Leaning on a walking stick after an ankle sprain, eighty-year-old Arnold Graton stood near one end of the 152-year-old Beech Fork Covered Bridge in Washington County last week, taking a break from renovation work just long enough to answer a few questions.
“We’re getting very close to completion,” Graton told Kentucky Living. “It will be completed on Christmas.”
Also known as the Mooresville Bridge and the Mount Zion Covered Bridge, the 210-foot-long span is the longest covered wooden bridge in Kentucky, and one of 13 surviving covered wooden bridges in the commonwealth. It is estimated that Kentucky once had more than 700 of the structures. The Beech Fork Covered Bridge is located in Salt River Electric territory.
“We’ve done a pretty extensive restoration,” Graton tells Kentucky Living. Indeed. Graton and his wife, Meg Dansereau, relocated to Kentucky from their native New Hampshire a year and a half ago to work on the bridge. Like his father before him, Graton has made a career of saving and building covered wooden bridges.

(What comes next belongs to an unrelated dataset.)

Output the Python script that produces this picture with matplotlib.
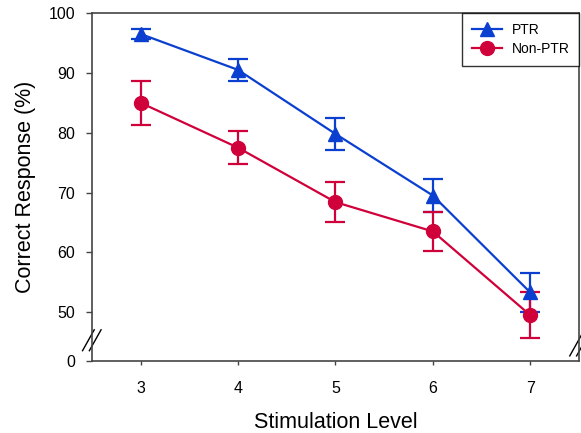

The painstaking work involved shoring up the bridge with a temporary steel truss threaded like a needle into the bridge “to make a backbone to work from so that we can dismantle all the parts of the bridge and repair them and put them back into place,” Graton said.
Bundled in several layers of clothing, Graton and Dansereau stood about ten feet from an opening in the bridge floor, the cold and calm Beech Fork River below them. Other craftsmen continued hammering while the couple provided an update.
“We have mostly the floor to replace now, to re-lay,” Graton explained, “and a few odds and ends like knee braces and whatnot that were hard to get at when the steel truss was in.”
Last year, Graton told Kentucky Living’s Byron Crawford that he would re-use or leave in place about 70 percent of the original poplar and oak timbers.
Decades of graffiti cover many of the timbers inside the bridge structure, a testament both to its many visitors and years of neglect over the years.
The bridge has been closed to vehicles since 1977, when a bypass of KY 458 was built.
Dansereau said local officials hope to make the bridge a meeting place for dinners, dances and other community events.
“I think there is a renaissance with these treasures,” says Lori Ulrich of the Buffalo Trace Wooden Bridge Authority. Ulrich is Marketing & Public Relations Manager at Fleming-Mason Energy.
“We want to encourage knowledge and awareness,” Ulrich says. “It’s just a very beautiful scene and something in touch with Americana.”
Ulrich is part of the movement to create a “Kentucky Covered Bridge Trail” to promote tourism and an appreciation of the historic architecture.
Since 2004, when Graton first came to Kentucky to help with restoration work on the Goddard Covered Bridge in Fleming County, he has returned to Kentucky to work on the Cabin Creek Bridge in Lewis County and the Johnson Creek Bridge in Robertson County.
“Our team of people from the commonwealth were really good to us,” Dansereau said, explaining that Kentucky policies allowed them flexibility as they discovered what repairs were needed.
“This is a ‘design-build,’ which is different than other states do it. And, Kentucky is actually a forerunner in that, that they do a design-build,” Dansereau said. “With an historic building, that’s a wonderful thing to do, because that’s what you don’t know what you’re going to find when you take it apart.”
“We’ll be finished Christmas Day,” Dansereau reiterated. “Probably, Arnold and I will be out here Christmas Day, we’ll be working and finishing up and getting ready to open the gates so that we open for the next day for people to come in.”
But their work in Kentucky will not end there. Next on their list is repair work to the oldest bridge in Kentucky. The Dover Covered Bridge in Mason County was damaged by flash flooding in July. The 61-foot span was built in 1835 over Lee’s Creek.
The conversation behind them, it was back to work for the pair, Graton lowering himself to the bridge floor, then hammering floorboards back into place.